**Problem**
From the records below, pull each line that has "this".

─── The input

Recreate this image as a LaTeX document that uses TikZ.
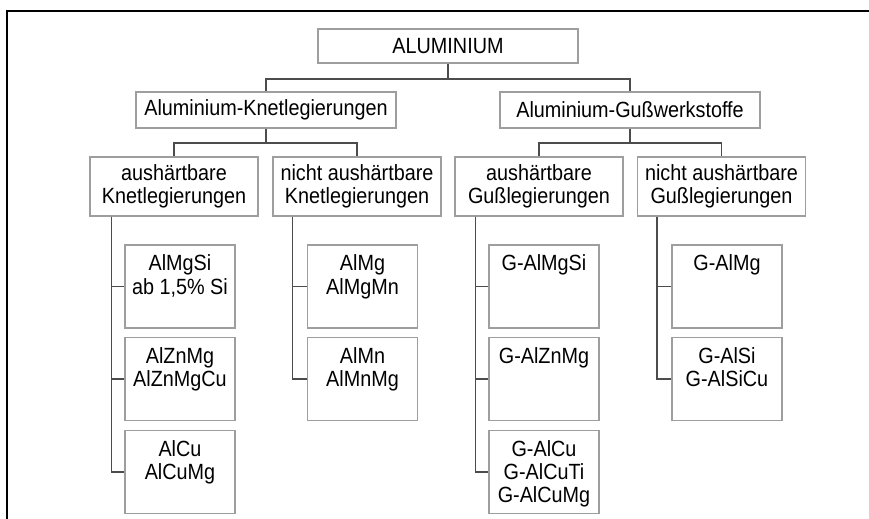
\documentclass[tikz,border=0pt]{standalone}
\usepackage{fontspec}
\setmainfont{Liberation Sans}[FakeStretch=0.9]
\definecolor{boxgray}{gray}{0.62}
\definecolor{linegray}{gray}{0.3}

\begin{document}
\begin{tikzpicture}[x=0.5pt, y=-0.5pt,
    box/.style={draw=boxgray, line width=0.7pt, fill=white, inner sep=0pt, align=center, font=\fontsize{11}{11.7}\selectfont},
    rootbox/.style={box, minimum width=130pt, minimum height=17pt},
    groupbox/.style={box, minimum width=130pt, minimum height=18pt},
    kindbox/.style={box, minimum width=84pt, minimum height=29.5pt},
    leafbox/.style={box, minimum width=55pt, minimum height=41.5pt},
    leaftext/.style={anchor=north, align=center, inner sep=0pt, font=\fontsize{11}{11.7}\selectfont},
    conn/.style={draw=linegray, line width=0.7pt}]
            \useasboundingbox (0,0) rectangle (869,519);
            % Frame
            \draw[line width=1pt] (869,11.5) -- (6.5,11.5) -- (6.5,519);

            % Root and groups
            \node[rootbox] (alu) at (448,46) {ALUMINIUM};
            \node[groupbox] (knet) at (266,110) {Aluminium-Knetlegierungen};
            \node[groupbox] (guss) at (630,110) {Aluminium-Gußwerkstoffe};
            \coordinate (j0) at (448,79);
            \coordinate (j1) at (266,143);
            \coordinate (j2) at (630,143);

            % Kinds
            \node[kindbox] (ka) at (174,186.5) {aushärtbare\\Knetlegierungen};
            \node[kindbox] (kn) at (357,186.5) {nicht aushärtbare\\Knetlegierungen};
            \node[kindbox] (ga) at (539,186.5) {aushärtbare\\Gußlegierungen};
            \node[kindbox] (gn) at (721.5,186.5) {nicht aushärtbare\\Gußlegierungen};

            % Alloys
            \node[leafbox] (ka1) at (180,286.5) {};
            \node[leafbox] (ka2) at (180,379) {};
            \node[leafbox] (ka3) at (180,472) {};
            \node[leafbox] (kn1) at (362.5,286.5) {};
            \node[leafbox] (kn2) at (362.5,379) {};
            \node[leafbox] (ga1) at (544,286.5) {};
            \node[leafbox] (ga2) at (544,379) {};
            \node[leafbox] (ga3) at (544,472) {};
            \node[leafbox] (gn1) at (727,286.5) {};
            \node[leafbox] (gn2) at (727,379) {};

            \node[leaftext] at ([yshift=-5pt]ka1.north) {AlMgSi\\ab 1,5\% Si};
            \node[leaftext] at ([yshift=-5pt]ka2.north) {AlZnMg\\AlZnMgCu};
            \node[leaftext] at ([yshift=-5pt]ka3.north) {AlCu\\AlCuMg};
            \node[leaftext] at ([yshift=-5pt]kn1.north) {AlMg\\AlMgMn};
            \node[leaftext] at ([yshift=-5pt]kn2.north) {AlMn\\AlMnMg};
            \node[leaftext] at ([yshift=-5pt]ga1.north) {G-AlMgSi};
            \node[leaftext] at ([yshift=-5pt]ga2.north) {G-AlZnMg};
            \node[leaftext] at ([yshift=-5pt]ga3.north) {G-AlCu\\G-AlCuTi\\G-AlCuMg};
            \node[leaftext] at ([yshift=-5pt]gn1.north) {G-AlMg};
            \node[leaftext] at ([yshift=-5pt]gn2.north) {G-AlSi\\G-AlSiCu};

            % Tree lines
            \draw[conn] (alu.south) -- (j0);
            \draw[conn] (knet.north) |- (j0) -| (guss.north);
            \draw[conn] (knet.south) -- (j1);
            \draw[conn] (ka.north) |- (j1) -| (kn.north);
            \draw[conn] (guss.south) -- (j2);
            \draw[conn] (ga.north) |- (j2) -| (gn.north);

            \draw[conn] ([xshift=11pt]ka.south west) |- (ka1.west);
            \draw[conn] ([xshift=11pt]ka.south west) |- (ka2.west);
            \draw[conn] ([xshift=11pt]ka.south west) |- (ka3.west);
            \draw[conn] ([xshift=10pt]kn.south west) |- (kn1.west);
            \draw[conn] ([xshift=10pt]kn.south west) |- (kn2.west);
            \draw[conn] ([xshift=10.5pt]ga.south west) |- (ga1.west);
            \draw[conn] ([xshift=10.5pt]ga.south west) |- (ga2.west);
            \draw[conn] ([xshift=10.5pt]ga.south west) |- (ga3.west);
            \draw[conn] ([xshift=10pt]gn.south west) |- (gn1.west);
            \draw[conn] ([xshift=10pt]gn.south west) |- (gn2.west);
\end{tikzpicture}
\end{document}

──────
─── The input

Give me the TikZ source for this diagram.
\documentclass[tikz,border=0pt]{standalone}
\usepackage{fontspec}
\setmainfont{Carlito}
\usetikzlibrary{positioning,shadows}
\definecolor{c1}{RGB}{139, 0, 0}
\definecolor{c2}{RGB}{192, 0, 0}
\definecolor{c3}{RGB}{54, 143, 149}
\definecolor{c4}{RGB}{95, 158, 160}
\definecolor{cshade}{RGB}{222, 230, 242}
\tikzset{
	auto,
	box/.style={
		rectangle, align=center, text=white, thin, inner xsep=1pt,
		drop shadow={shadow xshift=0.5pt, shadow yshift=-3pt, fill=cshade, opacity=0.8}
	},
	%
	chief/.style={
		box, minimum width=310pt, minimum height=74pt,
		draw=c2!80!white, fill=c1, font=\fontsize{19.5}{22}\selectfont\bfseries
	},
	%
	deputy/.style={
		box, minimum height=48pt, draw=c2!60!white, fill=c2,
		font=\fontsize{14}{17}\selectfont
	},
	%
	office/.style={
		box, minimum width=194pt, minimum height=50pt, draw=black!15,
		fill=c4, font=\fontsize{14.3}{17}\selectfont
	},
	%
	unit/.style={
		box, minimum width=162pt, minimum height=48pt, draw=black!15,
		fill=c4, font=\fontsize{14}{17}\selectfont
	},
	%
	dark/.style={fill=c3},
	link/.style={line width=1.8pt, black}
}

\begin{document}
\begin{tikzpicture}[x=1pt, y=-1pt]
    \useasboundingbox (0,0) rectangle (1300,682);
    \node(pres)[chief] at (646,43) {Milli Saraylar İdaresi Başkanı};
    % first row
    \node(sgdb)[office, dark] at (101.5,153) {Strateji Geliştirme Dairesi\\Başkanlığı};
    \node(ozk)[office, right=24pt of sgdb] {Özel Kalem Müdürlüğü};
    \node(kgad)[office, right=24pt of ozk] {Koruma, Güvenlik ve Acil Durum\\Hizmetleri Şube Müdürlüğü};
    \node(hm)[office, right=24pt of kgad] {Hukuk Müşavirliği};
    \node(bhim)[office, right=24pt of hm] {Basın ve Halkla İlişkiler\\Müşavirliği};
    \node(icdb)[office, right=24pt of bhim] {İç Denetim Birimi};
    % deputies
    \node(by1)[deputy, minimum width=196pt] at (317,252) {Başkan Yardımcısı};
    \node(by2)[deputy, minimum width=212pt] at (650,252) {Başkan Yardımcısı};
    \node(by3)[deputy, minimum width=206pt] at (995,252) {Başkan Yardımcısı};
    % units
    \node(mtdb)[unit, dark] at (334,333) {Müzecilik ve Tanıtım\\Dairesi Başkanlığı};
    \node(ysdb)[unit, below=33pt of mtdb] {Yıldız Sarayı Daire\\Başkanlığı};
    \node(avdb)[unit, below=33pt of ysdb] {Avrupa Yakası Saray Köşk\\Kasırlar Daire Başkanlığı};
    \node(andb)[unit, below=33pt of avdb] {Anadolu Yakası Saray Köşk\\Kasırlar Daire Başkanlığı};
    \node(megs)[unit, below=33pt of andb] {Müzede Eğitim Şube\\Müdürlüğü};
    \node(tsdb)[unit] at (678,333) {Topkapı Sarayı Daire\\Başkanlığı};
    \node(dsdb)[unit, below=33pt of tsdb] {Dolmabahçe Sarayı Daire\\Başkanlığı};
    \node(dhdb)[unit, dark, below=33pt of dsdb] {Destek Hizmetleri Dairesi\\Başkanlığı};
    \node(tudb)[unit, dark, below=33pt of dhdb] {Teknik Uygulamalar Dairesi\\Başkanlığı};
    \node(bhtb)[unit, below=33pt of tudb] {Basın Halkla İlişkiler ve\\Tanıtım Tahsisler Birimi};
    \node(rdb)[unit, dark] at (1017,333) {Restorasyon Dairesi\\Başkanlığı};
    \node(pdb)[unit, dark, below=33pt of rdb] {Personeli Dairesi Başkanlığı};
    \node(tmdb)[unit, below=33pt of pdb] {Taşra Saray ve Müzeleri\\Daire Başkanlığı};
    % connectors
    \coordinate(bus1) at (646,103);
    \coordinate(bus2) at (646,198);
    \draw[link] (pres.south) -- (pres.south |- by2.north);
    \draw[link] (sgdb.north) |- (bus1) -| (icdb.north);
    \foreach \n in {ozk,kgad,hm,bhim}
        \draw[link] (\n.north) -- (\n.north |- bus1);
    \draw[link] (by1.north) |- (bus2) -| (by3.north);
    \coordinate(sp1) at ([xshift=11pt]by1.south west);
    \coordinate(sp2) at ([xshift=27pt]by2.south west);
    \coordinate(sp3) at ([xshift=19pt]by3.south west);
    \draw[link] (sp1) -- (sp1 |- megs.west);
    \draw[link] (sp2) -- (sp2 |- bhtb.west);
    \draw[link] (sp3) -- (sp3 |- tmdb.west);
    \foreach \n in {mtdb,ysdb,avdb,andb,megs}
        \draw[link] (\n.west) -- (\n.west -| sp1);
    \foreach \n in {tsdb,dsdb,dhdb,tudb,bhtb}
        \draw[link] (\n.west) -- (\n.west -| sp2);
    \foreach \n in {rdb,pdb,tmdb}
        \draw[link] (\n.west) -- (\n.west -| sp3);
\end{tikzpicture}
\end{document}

──────

**Finished exercise**
Recreate this image as a LaTeX document that uses TikZ.
Give me the TikZ source for this diagram.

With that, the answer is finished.